Surprise Uber IPO price shows it fears following in Lyft’s footsteps

10 May 2019

An Uber car. Image: Vicdemi/Depositphotos

Ahead of one of the most anticipated IPOs in recent years, Uber is not taking any risks by lowballing its price to protect its future.

Last month, ride-hailing giant Uber said it wanted to raise approximately $10bn in what would have been one of the largest tech IPOs of all time. One month on, things don’t look as rosy for the Silicon Valley company from a financial perspective after it admitted that it may never make a profit.

Reuters has reported that it has now priced its IPO at the lower end of its targeted range, with a valuation of $82.4bn. This means Uber has raised $8.1bn, putting its IPO at $45 per share, compared with the $50 it would have preferred.

These figures are almost a third less than what investment bankers had predicted last year, but still puts Uber ahead of its most recent valuation of $76bn through private fundraising. While oversubscribed, Uber decided to settle on the lower price, fearing it could experience what happened after the IPO of its rival, Lyft.

Uber’s moustachioed car rival filed for an IPO in December last year and subsequently went ahead with it in March. While priced strongly in the beginning, its price plummeted soon after and is now down almost a quarter since then.
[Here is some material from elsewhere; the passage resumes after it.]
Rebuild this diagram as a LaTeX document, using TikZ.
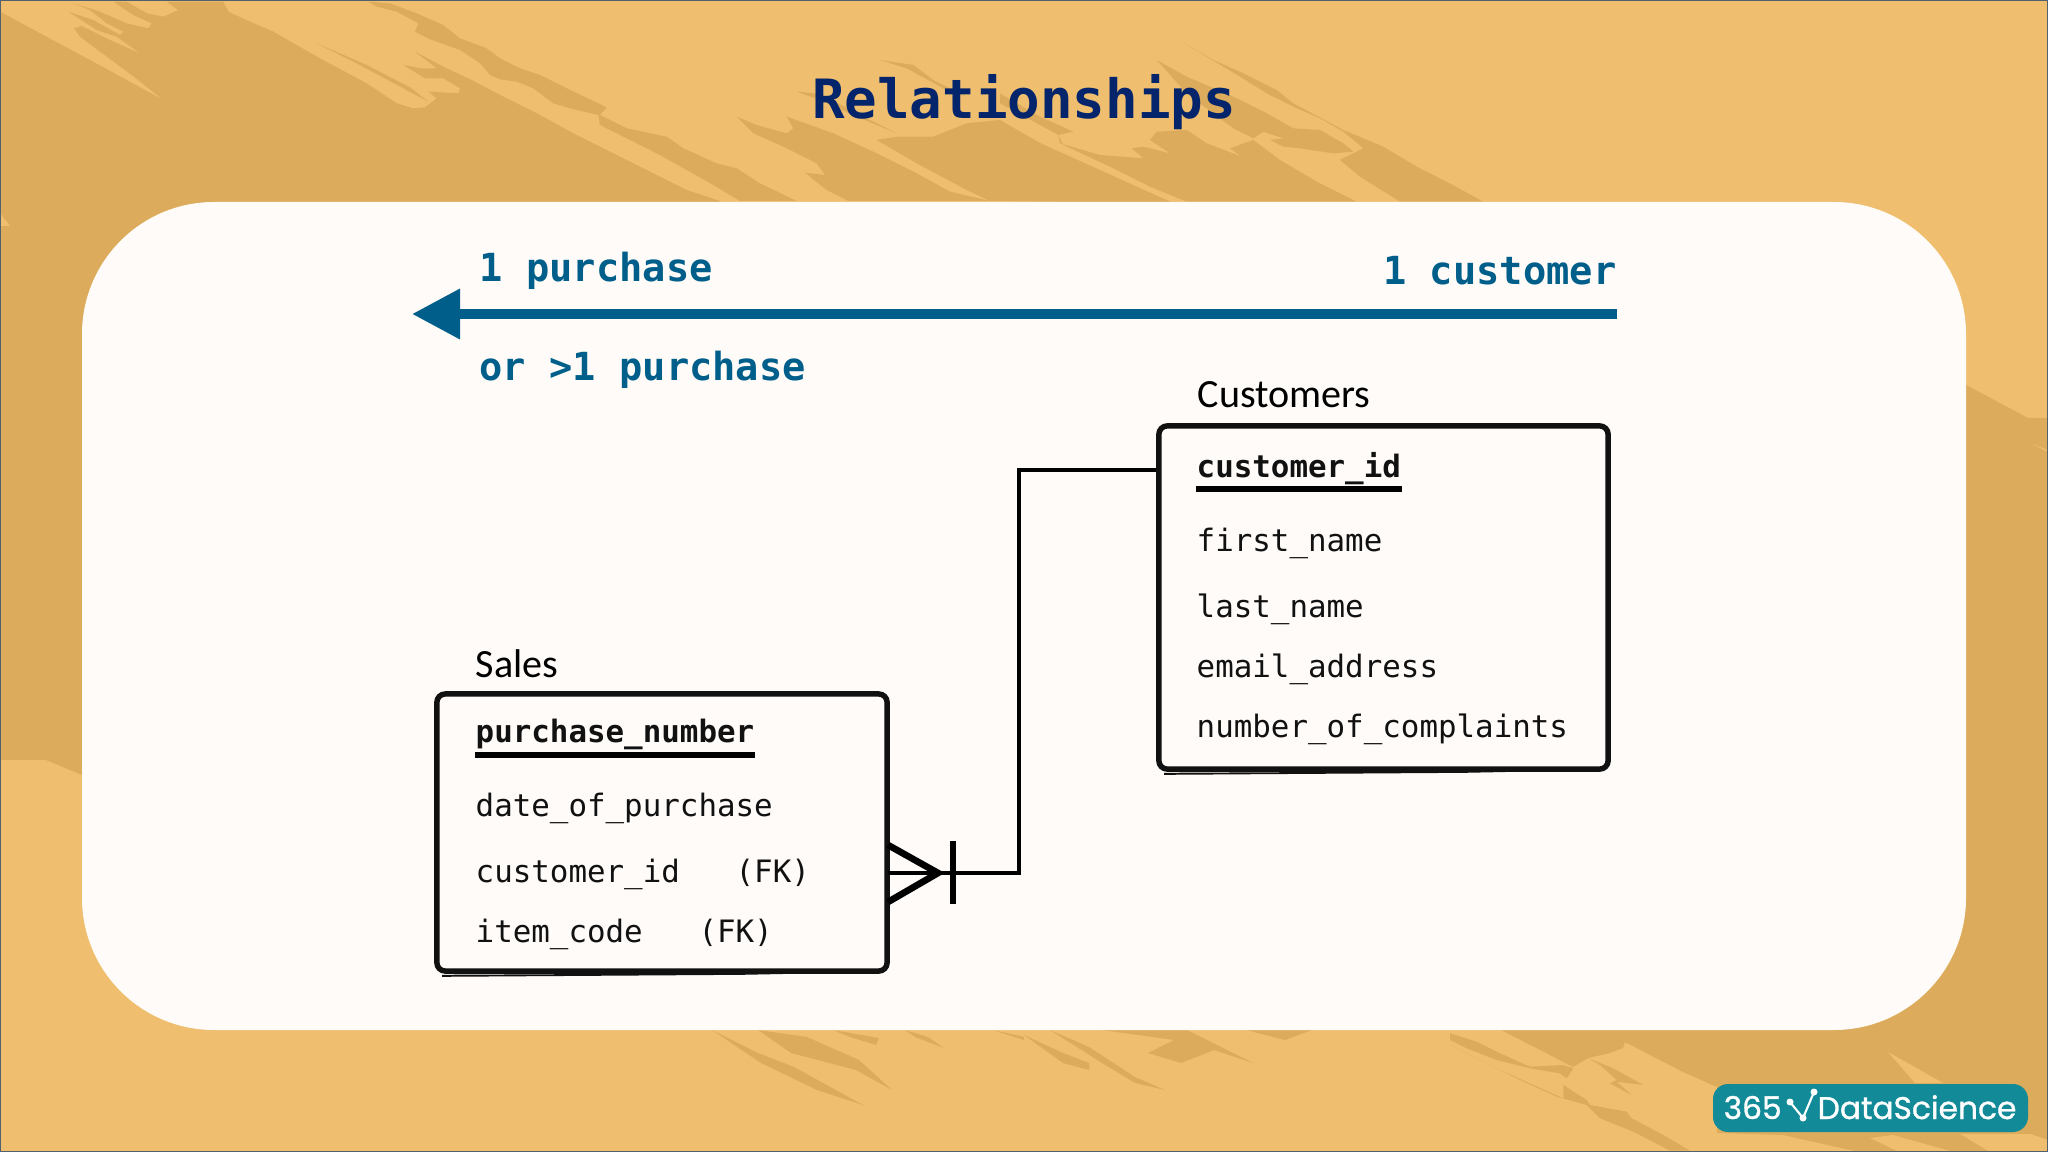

With the $8.1bn now raised, Uber said it plans to use it to fund expansion into new markets as well as bolstering its autonomous vehicle and food delivery divisions.

The company’s CEO, Dara Khosrowshahi, has recently said that he doesn’t see Uber being a ride-hailing company in the future. Rather, he sees it as being a tech company working to shape logistics and transportation, but some fear Uber will fall victim to the same fate as Lyft.

“Uber is basically Lyft 2.0. Good model, growing sales. But, yet again, here comes California math once more. It is still losing a ton of money,” said Brian Hamilton, a tech entrepreneur and founder of data firm Sageworks, to Reuters. “If you buy, you are buying a bull market, not a company.”